Building her whole life around her husband and children, Ella lacked any survival techniques to help her cope with life’s hardships on her own. She was not the type to throw caution to the wind. Even changing her daily coffee brand was a major effort.

Love came to Ella as suddenly and brusquely as if a stone had been hurled from out of nowhere into the tranquil pond of her life.

As the story unfolds, Ella finds herself mesmerized with the tale she is currently reading. She felt so engrossed with her work that she wanted to know about the characters more and more. That’s when she googled ‘A. Z. Zahara’ the author of the book she was to write a report on. And to her surprise a personal blog appeared. The blog was titled ‘An Eggshell Named Life’ she found pictures of different places and underneath one photo it read:

No matter who we are or where we live, deep inside we all feel
Incomplete. It’s like we have lost something and need to get it back. Just
 what that something is, most of us never find out. And of those who do,
even fewer manage to go out and look for it.

Ella scrolled up and down the webpage and that’s where she got the e-mail address of Aziz. She noted it down and after a few days of exchanging e-mails, it became more frequent. It was obvious from the novel that both of them were in the same page of love. But you never know what life is going to bring isn’t it?

Baba Zaman was the one who taught Sufism to Shams of Tabriz. Baba Zaman got a letter from a person which said he was looking for a companion of Rumi(Maulana Jalal-Uddin).
(At first I thought that Rumi is a female character in the book, but then I was wrong :D)
 Shams believed he had a special mission in this world, and to this end he wished to enlighten an enlightened person. Thus, when he got the permission from Baba Zaman if he could go for the mission, without thinking of any consequences he went forward to an unknown land of Konya.

The author nailed it narrating the ‘sweet blasphemy’ the way it was shown in many perspectives of Shams, sometimes a beggar, the zealot, Rumi, the prostitute or even the family of Rumi. The novel beautifully portrayed the love of Rumi for Shams and the hatred of the townspeople and Rumi’s family towards Shams.

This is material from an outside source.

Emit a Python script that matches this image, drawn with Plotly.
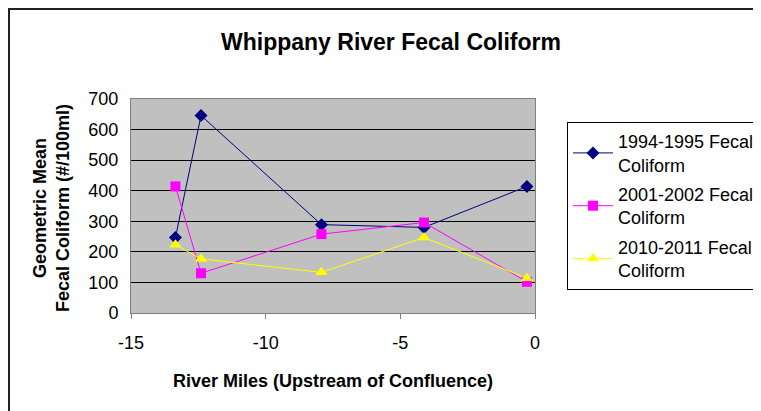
import plotly.graph_objects as go

river_miles = [-13.35, -12.4, -7.93, -4.12, -0.3]
fc_1994_1995 = [247, 646, 289, 280, 414]
fc_2001_2002 = [414, 130, 258, 296, 102]
fc_2010_2011 = [223, 177, 133, 247, 114]

series_names = ["1994-1995 Fecal<br>Coliform", "2001-2002 Fecal<br>Coliform", "2010-2011 Fecal<br>Coliform"]
x_ticks = [-15, -10, -5, 0]
x_tick_text = ["-15", "-10", "-5", "0"]
y_ticks = [0, 100, 200, 300, 400, 500, 600, 700]

FONT = "Liberation Sans, Arial, sans-serif"

fig = go.Figure()
fig.add_trace(go.Scatter(x=river_miles, y=fc_1994_1995, mode="lines+markers", name=series_names[0],
                         line=dict(color="#000080", width=1),
                         marker=dict(symbol="diamond", size=10, color="#000080"), legendgroup="a"))
fig.add_trace(go.Scatter(x=river_miles, y=fc_2001_2002, mode="lines+markers", name=series_names[1],
                         line=dict(color="#FF00FF", width=1),
                         marker=dict(symbol="square", size=10, color="#FF00FF"), legendgroup="b"))
fig.add_trace(go.Scatter(x=river_miles, y=fc_2010_2011, mode="lines+markers", name=series_names[2],
                         line=dict(color="#FFFF00", width=1),
                         marker=dict(symbol="triangle-up", size=11, color="#FFFF00"), legendgroup="c"))

OFF = 8  # page body margin
W, H = 800, 411 - OFF
# target plot area in window pixels
PL, PR, PT, PB = 131, 535, 99, 313
L, T = PL - OFF, PT - OFF
R, B = W - (PR - OFF), H - (PB - OFF)
pw, ph = PR - PL, PB - PT

def px_x(p):
    return (p - PL) / pw

def px_y(p):
    return (PB - p) / ph

fig.update_layout(
    width=W, height=H,
    margin=dict(l=L, r=R, t=T, b=B),
    paper_bgcolor="white",
    plot_bgcolor="#C0C0C0",
    font=dict(family=FONT, size=18, color="black"),
    showlegend=True,
    legend=dict(x=px_x(567), y=px_y(122), xanchor="left", yanchor="top",
                bordercolor="black", borderwidth=1, bgcolor="white",
                font=dict(size=18), tracegroupgap=3, itemwidth=40),
    annotations=[
        dict(text="<b>Whippany River Fecal Coliform</b>", x=px_x(391), y=px_y(42),
             xref="paper", yref="paper", showarrow=False, xanchor="center", yanchor="middle",
             font=dict(size=23)),
        dict(text="<b>River Miles (Upstream of Confluence)</b>", x=px_x(333), y=px_y(381),
             xref="paper", yref="paper", showarrow=False, xanchor="center", yanchor="middle",
             font=dict(size=18)),
        dict(text="<b>Geometric Mean<br>Fecal Coliform (#/100ml)</b>", x=px_x(51), y=px_y(208),
             xref="paper", yref="paper", showarrow=False, textangle=-90, xanchor="center",
             yanchor="middle", font=dict(size=18)),
    ],
    shapes=[
        dict(type="rect", xref="paper", yref="paper", x0=px_x(OFF + 1), x1=px_x(950),
             y0=px_y(OFF + 1), y1=px_y(450), line=dict(color="#222222", width=2), layer="below"),
    ],
)
fig.update_xaxes(range=[-15, 0], tickvals=x_ticks, ticktext=x_tick_text, ticks="outside", ticklen=5,
                 tickcolor="#808080", showgrid=False, zeroline=False, showline=True, linecolor="#808080",
                 linewidth=1, mirror=True, tickfont=dict(size=18), ticklabelstandoff=8)
fig.update_yaxes(range=[0, 700], tickvals=y_ticks, ticks="", showgrid=True, gridcolor="black", gridwidth=1,
                 zeroline=False, showline=True, linecolor="#808080", linewidth=1, mirror=True,
                 tickfont=dict(size=18), ticklabelstandoff=8)

fig.write_html("out.html")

Kimya didn’t deserve the sorrows. My heart really bled while reading her part. Kerra too was annoyed and not satisfied with the change that Rumi was having in him due to the influence of Shams.

Ella later abandons her family and follows the path with Aziz. But that happiness didn’t last long. Aziz died after almost two years and his body was buried at Konya, where he wished it would be.

What happened to Aziz? How did he die? You have to read the book to know the details.


Some of the lines I liked the most in this book-

  •       The past is a whirlpool. If you let it dominate your present moment, it will suck you in.
  •         Life is temporary loan and this world is nothing but a sketchy imagination of reality.
  •        Love cannot be explained. It can only be experienced. Love cannot be explained, yet it explains all.

  •         The past is an interpretation. The future is an illusion. The world does not move through time as if it were a straight line, proceeding from the past to the future. Instead time moves within us, in endless spirals.
  •         In chess, just as life, there were moves you made because they were the right thing to do.



This book is something that will make you feel good. But again, it depends on the choice of your reading.

P.S.- This book won’t make you feel sad or low. Instead, it will make you stand in the sea of reality and teach you things that will provide you a sense of realization of everything that relates to you and your life.

 And yes, forty rules are there but they aren’t just the rules of love, it includes life, religion, patience and God.